- **Data rows**:
:::::
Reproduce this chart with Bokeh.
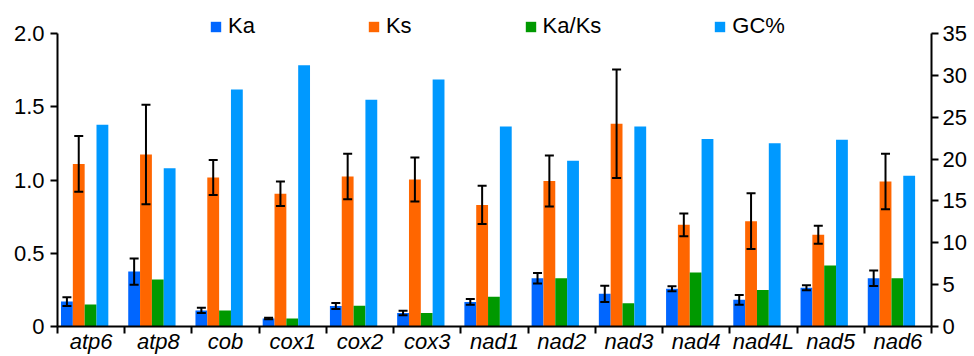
import numpy as np
from bokeh.plotting import figure
from bokeh.models import (Range1d, LinearAxis, FixedTicker, ColumnDataSource,
                          Whisker, TeeHead, Legend, LegendItem)
from bokeh.embed import file_html
from bokeh.resources import INLINE

# ---- data ----
genes = ["atp6", "atp8", "cob", "cox1", "cox2", "cox3", "nad1",
         "nad2", "nad3", "nad4", "nad4L", "nad5", "nad6"]
ka = [0.17, 0.375, 0.11, 0.055, 0.14, 0.092, 0.168, 0.33, 0.223, 0.257, 0.182, 0.264, 0.33]
ka_err = [0.03, 0.09, 0.018, 0.005, 0.021, 0.016, 0.02, 0.036, 0.055, 0.017, 0.033, 0.017, 0.053]
ks = [1.11, 1.174, 1.017, 0.906, 1.024, 1.003, 0.83, 0.993, 1.384, 0.694, 0.719, 0.626, 0.99]
ks_err = [0.19, 0.34, 0.12, 0.083, 0.155, 0.15, 0.13, 0.174, 0.37, 0.078, 0.19, 0.062, 0.19]
kaks = [0.15, 0.321, 0.109, 0.055, 0.141, 0.093, 0.203, 0.33, 0.159, 0.369, 0.25, 0.416, 0.33]
gc = [24.1, 18.9, 28.3, 31.2, 27.1, 29.5, 23.9, 19.8, 23.9, 22.4, 21.9, 22.3, 18.0]
left_ticks = [0, 0.5, 1.0, 1.5, 2.0]
left_labels = ["0", "0.5", "1.0", "1.5", "2.0"]
right_ticks = [0, 5, 10, 15, 20, 25, 30, 35]

# ---- styling / layout constants ----
C_KA, C_KS, C_KAKS, C_GC = "#0066FF", "#FF6600", "#009900", "#0099FF"
FONT = "Liberation Sans"
FS = "22px"
BW = 0.176          # bar width (category units)
OFF0 = 0.14         # first bar center offset within category
TOP_PAD = 318 / 293  # frame extends above the axes' top so the legend fits inside

idx = np.arange(len(genes))
offs = [OFF0 + k * BW for k in range(4)]

p = figure(width=974, height=356, x_range=Range1d(0, 13),
           y_range=Range1d(0, left_ticks[-1] * TOP_PAD),
           output_backend="svg", toolbar_location=None,
           min_border_left=57, min_border_right=43, min_border_top=8, min_border_bottom=0,
           outline_line_color=None)
p.extra_y_ranges = {"gc": Range1d(0, right_ticks[-1] * TOP_PAD)}
p.xgrid.visible = False
p.ygrid.visible = False

r_ka = p.vbar(x=idx + offs[0], top=ka, width=BW, fill_color=C_KA, line_color=None)
r_ks = p.vbar(x=idx + offs[1], top=ks, width=BW, fill_color=C_KS, line_color=None)
r_kaks = p.vbar(x=idx + offs[2], top=kaks, width=BW, fill_color=C_KAKS, line_color=None)
r_gc = p.vbar(x=idx + offs[3], top=gc, width=BW, fill_color=C_GC, line_color=None,
              y_range_name="gc")

# error bars
ka_a, kae_a = np.array(ka), np.array(ka_err)
ks_a, kse_a = np.array(ks), np.array(ks_err)
err_src = ColumnDataSource(dict(
    base=np.concatenate([idx + offs[0], idx + offs[1]]),
    upper=np.concatenate([ka_a + kae_a, ks_a + kse_a]),
    lower=np.concatenate([ka_a - kae_a, ks_a - kse_a]),
))
wh = Whisker(source=err_src, base="base", upper="upper", lower="lower", dimension="height",
             line_width=2, line_color="black", level="overlay",
             upper_head=TeeHead(size=9, line_width=2, line_color="black"),
             lower_head=TeeHead(size=9, line_width=2, line_color="black"))
p.add_layout(wh)

# x axis: labels at category centers, tick marks at boundaries (minor)
xa = p.xaxis[0]
xa.ticker = FixedTicker(ticks=list(idx + 0.5), minor_ticks=list(range(len(genes) + 1)))
xa.major_label_overrides = {float(i + 0.5): g for i, g in enumerate(genes)}
xa.major_tick_out = 0
xa.major_tick_in = 0
xa.minor_tick_out = 7
xa.minor_tick_in = 0
xa.minor_tick_line_width = 2
xa.minor_tick_line_color = "black"
xa.major_label_standoff = -5
xa.major_label_text_font = FONT
xa.major_label_text_font_size = FS
xa.major_label_text_font_style = "italic"
xa.major_label_text_color = "black"
xa.axis_line_width = 2
xa.axis_line_color = "black"

# left axis
ya = p.yaxis[0]
ya.ticker = FixedTicker(ticks=left_ticks, minor_ticks=[])
ya.bounds = (left_ticks[0], left_ticks[-1])
ya.major_label_overrides = {float(t): s for t, s in zip(left_ticks, left_labels)}
ya.major_tick_out = 7
ya.major_tick_in = 0
ya.major_tick_line_width = 2
ya.minor_tick_line_color = None
ya.major_label_standoff = 6
ya.major_label_text_font = FONT
ya.major_label_text_font_size = FS
ya.major_label_text_color = "black"
ya.axis_line_width = 2

# right axis
ra = LinearAxis(y_range_name="gc", ticker=FixedTicker(ticks=right_ticks, minor_ticks=[]))
ra.bounds = (right_ticks[0], right_ticks[-1])
ra.major_tick_out = 7
ra.major_tick_in = 0
ra.major_tick_line_width = 2
ra.minor_tick_line_color = None
ra.major_label_standoff = 4
ra.major_label_text_font = FONT
ra.major_label_text_font_size = FS
ra.major_label_text_color = "black"
ra.axis_line_width = 2
p.add_layout(ra, "right")

legend = Legend(items=[LegendItem(label="Ka", renderers=[r_ka]),
                       LegendItem(label="Ks", renderers=[r_ks]),
                       LegendItem(label="Ka/Ks", renderers=[r_kaks]),
                       LegendItem(label="GC%", renderers=[r_gc])],
                orientation="horizontal", location=(152, 287),
                glyph_width=13, glyph_height=13, label_standoff=6, spacing=112,
                padding=0, margin=0, border_line_color=None, background_fill_alpha=0,
                label_text_font=FONT, label_text_font_size=FS, label_text_color="black")
p.add_layout(legend, "center")

open("out.html", "w").write(file_html(p, INLINE))
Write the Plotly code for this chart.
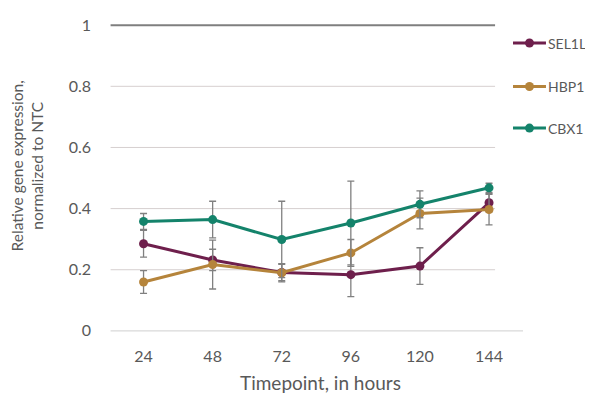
import plotly.graph_objects as go

timepoints = [24, 48, 72, 96, 120, 144]
tick_labels = ["24", "48", "72", "96", "120", "144"]

sel1l = [0.285, 0.232, 0.191, 0.184, 0.212, 0.419]
sel1l_err = [0.044, 0.035, 0.027, 0.072, 0.06, 0.03]
hbp1 = [0.160, 0.217, 0.190, 0.255, 0.384, 0.397]
hbp1_err = [0.037, 0.08, 0.03, 0.044, 0.05, 0.05]
cbx1 = [0.358, 0.364, 0.299, 0.353, 0.414, 0.468]
cbx1_err = [0.026, 0.06, 0.125, 0.137, 0.044, 0.015]

y_ticks = [0, 0.2, 0.4, 0.6, 0.8, 1]
y_tick_text = ["0", "0.2", "0.4", "0.6", "0.8", "1"]

series = [
    ("SEL1L", sel1l, sel1l_err, "#6e1f4c"),
    ("HBP1", hbp1, hbp1_err, "#b5843b"),
    ("CBX1", cbx1, cbx1_err, "#14836b"),
]

font = "Lato, 'Open Sans', sans-serif"
grey_text = "#595959"

# page body margin offset (the figure is drawn 8px right/down in the window)
OFF = 8
W, H = 593 - OFF, 394 - OFF
# desired plot area in window pixels
left_px, right_px = 108.5, 523.0
top_px, bottom_px = 16.3, 337.1
ml = left_px - OFF
mr = W - (right_px - OFF)
mt = top_px - OFF
mb = H - (bottom_px - OFF)
pw = W - ml - mr
ph = H - mt - mb


def px_x(xw):
    return (xw - OFF - ml) / pw


def px_y(yw):
    return (H - mb - (yw - OFF)) / ph


fig = go.Figure()
for i, (name, vals, err, col) in enumerate(series):
    fig.add_trace(go.Scatter(
        x=timepoints, y=vals, name=name, mode="lines+markers",
        showlegend=False,
        line=dict(color=col, width=3),
        marker=dict(color=col, size=9),
        error_y=dict(type="data", array=err, visible=True,
                     color="#808080", thickness=1.3, width=3.5),
    ))

x_min, x_max = 12.0, 155.8
grid_left, grid_right = 12.55, 146.1

shapes = []
for v in y_ticks[1:-1]:
    shapes.append(dict(type="line", xref="x", yref="y", x0=grid_left, x1=grid_right,
                       y0=v, y1=v, line=dict(color="#d6cfcf", width=1), layer="below"))
shapes.append(dict(type="line", xref="x", yref="y", x0=grid_left, x1=x_max,
                   y0=y_ticks[0], y1=y_ticks[0], line=dict(color="#d9d9d9", width=1.3), layer="below"))
shapes.append(dict(type="line", xref="x", yref="y", x0=grid_left, x1=grid_right,
                   y0=y_ticks[-1], y1=y_ticks[-1], line=dict(color="#7f7f7f", width=2), layer="below"))

annotations = [
    dict(text="Timepoint, in hours", xref="paper", yref="paper",
         x=px_x(320), y=px_y(383),
         xanchor="center", yanchor="middle", showarrow=False,
         font=dict(size=19, color=grey_text)),
    dict(text="Relative gene expression,<br>normalized to NTC", xref="paper", yref="paper",
         x=px_x(26), y=px_y(166),
         xanchor="center", yanchor="middle", showarrow=False, textangle=-90,
         font=dict(size=15.5, color=grey_text)),
]

# manual legend (window pixel layout)
legend_rows = [43.3, 86.7, 128.3]
for (name, _, _, col), ly in zip(series, legend_rows):
    shapes.append(dict(type="line", xref="paper", yref="paper",
                       x0=px_x(513), x1=px_x(546), y0=px_y(ly), y1=px_y(ly),
                       line=dict(color=col, width=3)))
    shapes.append(dict(type="circle", xref="paper", yref="paper",
                       x0=px_x(525), x1=px_x(534), y0=px_y(ly - 4.5), y1=px_y(ly + 4.5),
                       fillcolor=col, line=dict(color=col, width=0)))
    annotations.append(dict(text=name, xref="paper", yref="paper",
                            x=px_x(546), y=px_y(ly), xanchor="left", yanchor="middle",
                            showarrow=False, font=dict(size=14, color=grey_text)))

fig.update_layout(
    width=W, height=H,
    margin=dict(l=ml, r=mr, t=mt, b=mb, autoexpand=False),
    paper_bgcolor="white", plot_bgcolor="white",
    font=dict(family=font, color=grey_text, size=14),
    showlegend=False,
    shapes=shapes,
    xaxis=dict(range=[x_min, x_max], tickvals=timepoints, ticktext=tick_labels,
               showgrid=False, zeroline=False, showline=False, ticks="",
               automargin=False,
               tickfont=dict(size=16, color=grey_text), ticklabelstandoff=8),
    yaxis=dict(range=[-0.02, 1.03], tickvals=y_ticks, ticktext=y_tick_text,
               showgrid=False, zeroline=False, showline=False, ticks="",
               automargin=False,
               tickfont=dict(size=16, color=grey_text), ticklabelstandoff=17),
    annotations=annotations,
)

fig.write_html("out.html")
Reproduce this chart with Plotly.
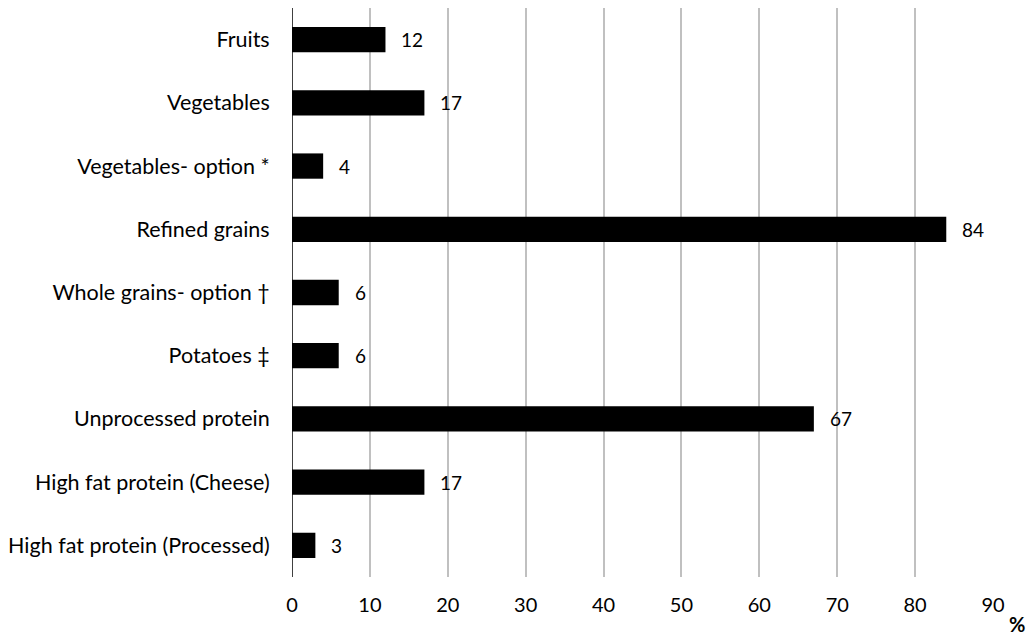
import plotly.graph_objects as go

# Share of items in each food group (%)
categories = [
    "Fruits",
    "Vegetables",
    "Vegetables- option *",
    "Refined grains",
    "Whole grains- option \u2020",
    "Potatoes \u2021",
    "Unprocessed protein",
    "High fat protein (Cheese)",
    "High fat protein (Processed)",
]
values = [12, 17, 4, 84, 6, 6, 67, 17, 3]
x_ticks = [0, 10, 20, 30, 40, 50, 60, 70, 80, 90]

FONT = "Lato, 'Open Sans', sans-serif"

fig = go.Figure()
fig.add_trace(go.Bar(
    x=values,
    y=categories,
    orientation="h",
    width=0.4,
    marker=dict(color="black", line=dict(width=0)),
    showlegend=False,
    hoverinfo="skip",
))

# value labels just past each bar end
for c, v in zip(categories, values):
    fig.add_annotation(
        x=v, y=c, xref="x", yref="y",
        text=str(v), showarrow=False,
        xanchor="left", yanchor="middle", xshift=14,
        font=dict(family=FONT, size=19, color="black"),
    )

# unit label below the right end of the value axis
fig.add_annotation(
    x=1.034, y=-0.082, xref="paper", yref="paper",
    text="<b>%</b>", showarrow=False,
    xanchor="center", yanchor="middle",
    font=dict(family=FONT, size=20, color="black"),
)

fig.update_layout(
    width=1031, height=635,
    margin=dict(l=292, r=38, t=8, b=58, autoexpand=False),
    paper_bgcolor="white", plot_bgcolor="white",
    font=dict(family=FONT, size=20, color="black"),
    xaxis=dict(
        range=[0, 90],
        tickvals=x_ticks,
        automargin=False,
        showgrid=True, gridcolor="#c0c0c0", gridwidth=1.5,
        zeroline=False, showline=False,
        ticks="outside", ticklen=10, tickcolor="rgba(0,0,0,0)",
        tickfont=dict(family=FONT, size=20, color="black"),
        fixedrange=True,
    ),
    yaxis=dict(
        categoryorder="array", categoryarray=categories[::-1],
        automargin=False,
        showgrid=False, zeroline=False,
        showline=False,
        ticks="outside", ticklen=17, tickcolor="rgba(0,0,0,0)",
        tickfont=dict(family=FONT, size=21.5, color="black"),
        fixedrange=True,
    ),
)

# the value axis baseline at 0
fig.add_shape(
    type="line", xref="x", yref="paper",
    x0=0, x1=0, y0=0, y1=1,
    line=dict(color="black", width=1.5),
)

fig.write_html("out.html")
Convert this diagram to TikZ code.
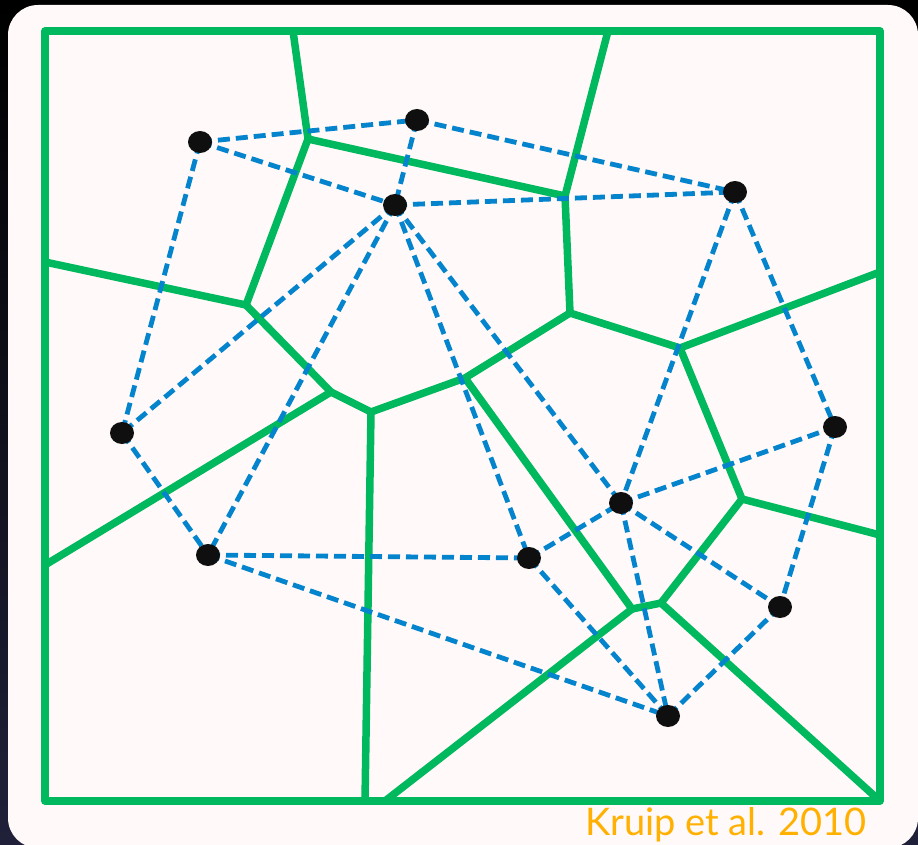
\documentclass[tikz,border=0pt]{standalone}
\usepackage{fontspec}
\setmainfont{Lato}
\usetikzlibrary{shapes.geometric}
\definecolor{voro}{RGB}{0,184,94}
\definecolor{dela}{RGB}{4,132,204}
\definecolor{panel}{RGB}{255,249,249}
\definecolor{citecol}{RGB}{255,176,0}
\definecolor{bgbot}{RGB}{32,32,58}

\begin{document}
\begin{tikzpicture}[x=1pt,y=-1pt,
  site/.style={ellipse,fill=black!94,minimum width=24pt,minimum height=22pt,inner sep=0pt},
  vor/.style={draw=voro,line width=7.5pt,line join=round},
  del/.style={draw=dela,line width=4.8pt,dash pattern=on 12pt off 6pt},
  lab/.style={font=\fontsize{38}{38}\selectfont,text=citecol,inner sep=0pt}]
% ---------- Backdrop and panel ----------
\useasboundingbox (0,0) rectangle (918,845);
\shade[top color=black,bottom color=bgbot] (0,0) rectangle (918,845);
\fill[panel,rounded corners=30pt] (8,5) rectangle (918,848);
% ---------- Voronoi vertices and border ends ----------
\coordinate (boxnw) at (45,31);
\coordinate (boxse) at (880,801);
\coordinate (vtl) at (308,139);
\coordinate (vtr) at (565,196);
\coordinate (vl) at (246,305);
\coordinate (vcl) at (331,392);
\coordinate (vc) at (371,412);
\coordinate (vcm) at (465,378);
\coordinate (vcr) at (570,313);
\coordinate (vr) at (680,348);
\coordinate (vrr) at (742,499);
\coordinate (vbr) at (661,603);
\coordinate (vbl) at (632,609);
\coordinate (btop1) at (293,31);
\coordinate (btop2) at (608,31);
\coordinate (bleft1) at (45,262);
\coordinate (bleft2) at (45,565);
\coordinate (bright1) at (880,272);
\coordinate (bright2) at (880,535);
\coordinate (bbot1) at (365,801);
\coordinate (bbot2) at (385,801);
\coordinate (bcorner) at (880,801);
% ---------- Voronoi cells ----------
\draw[vor] (boxnw) rectangle (boxse);
\draw[vor] (btop1) -- (vtl) -- (vtr) -- (btop2);
\draw[vor] (vtl) -- (vl) -- (bleft1);
\draw[vor] (vl) -- (vcl) -- (bleft2);
\draw[vor] (vcl) -- (vc) -- (bbot1);
\draw[vor] (vc) -- (vcm) -- (vcr) -- (vtr);
\draw[vor] (vcr) -- (vr) -- (bright1);
\draw[vor] (vr) -- (vrr) -- (bright2);
\draw[vor] (vrr) -- (vbr) -- (vbl) -- (vcm);
\draw[vor] (vbl) -- (bbot2);
\draw[vor] (vbr) -- (bcorner);
% ---------- Sites ----------
\coordinate (ptl) at (200,142);
\coordinate (ptop) at (417,120);
\coordinate (pcen) at (395,205);
\coordinate (ptr) at (735,192);
\coordinate (pleft) at (122,433);
\coordinate (pright) at (835,427);
\coordinate (pbl) at (208,555);
\coordinate (pmid) at (529,558);
\coordinate (pcr) at (621,503);
\coordinate (pbr) at (780,607);
\coordinate (pbot) at (668,716);
% ---------- Delaunay triangulation ----------
\draw[del] (ptl) -- (ptop);
\draw[del] (ptl) -- (pcen);
\draw[del] (ptl) -- (pleft);
\draw[del] (ptop) -- (pcen);
\draw[del] (ptop) -- (ptr);
\draw[del] (pcen) -- (ptr);
\draw[del] (pcen) -- (pleft);
\draw[del] (pcen) -- (pbl);
\draw[del] (pcen) -- (pmid);
\draw[del] (pcen) -- (pcr);
\draw[del] (ptr) -- (pcr);
\draw[del] (ptr) -- (pright);
\draw[del] (pleft) -- (pbl);
\draw[del] (pbl) -- (pmid);
\draw[del] (pbl) -- (pbot);
\draw[del] (pmid) -- (pcr);
\draw[del] (pmid) -- (pbot);
\draw[del] (pcr) -- (pbot);
\draw[del] (pcr) -- (pright);
\draw[del] (pcr) -- (pbr);
\draw[del] (pright) -- (pbr);
\draw[del] (pbr) -- (pbot);
\foreach \p in {ptl,ptop,pcen,ptr,pleft,pright,pbl,pmid,pcr,pbr,pbot}
  \node[site] (dot-\p) at (\p) {};
% ---------- Citation ----------
\node[lab,anchor=base east] (cite) at (867,835) {Kruip et al. 2010};
\end{tikzpicture}
\end{document}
:::::
- **Aim of the exercise**:
Repeat only the lines between the top of the entries above and the line containing "from bokeh.resources import INLINE", both ends included, without the pictures.

- **Answer to the exercise**:
Reproduce this chart with Bokeh.
import numpy as np
from bokeh.plotting import figure
from bokeh.models import (Range1d, LinearAxis, FixedTicker, ColumnDataSource,
                          Whisker, TeeHead, Legend, LegendItem)
from bokeh.embed import file_html
from bokeh.resources import INLINE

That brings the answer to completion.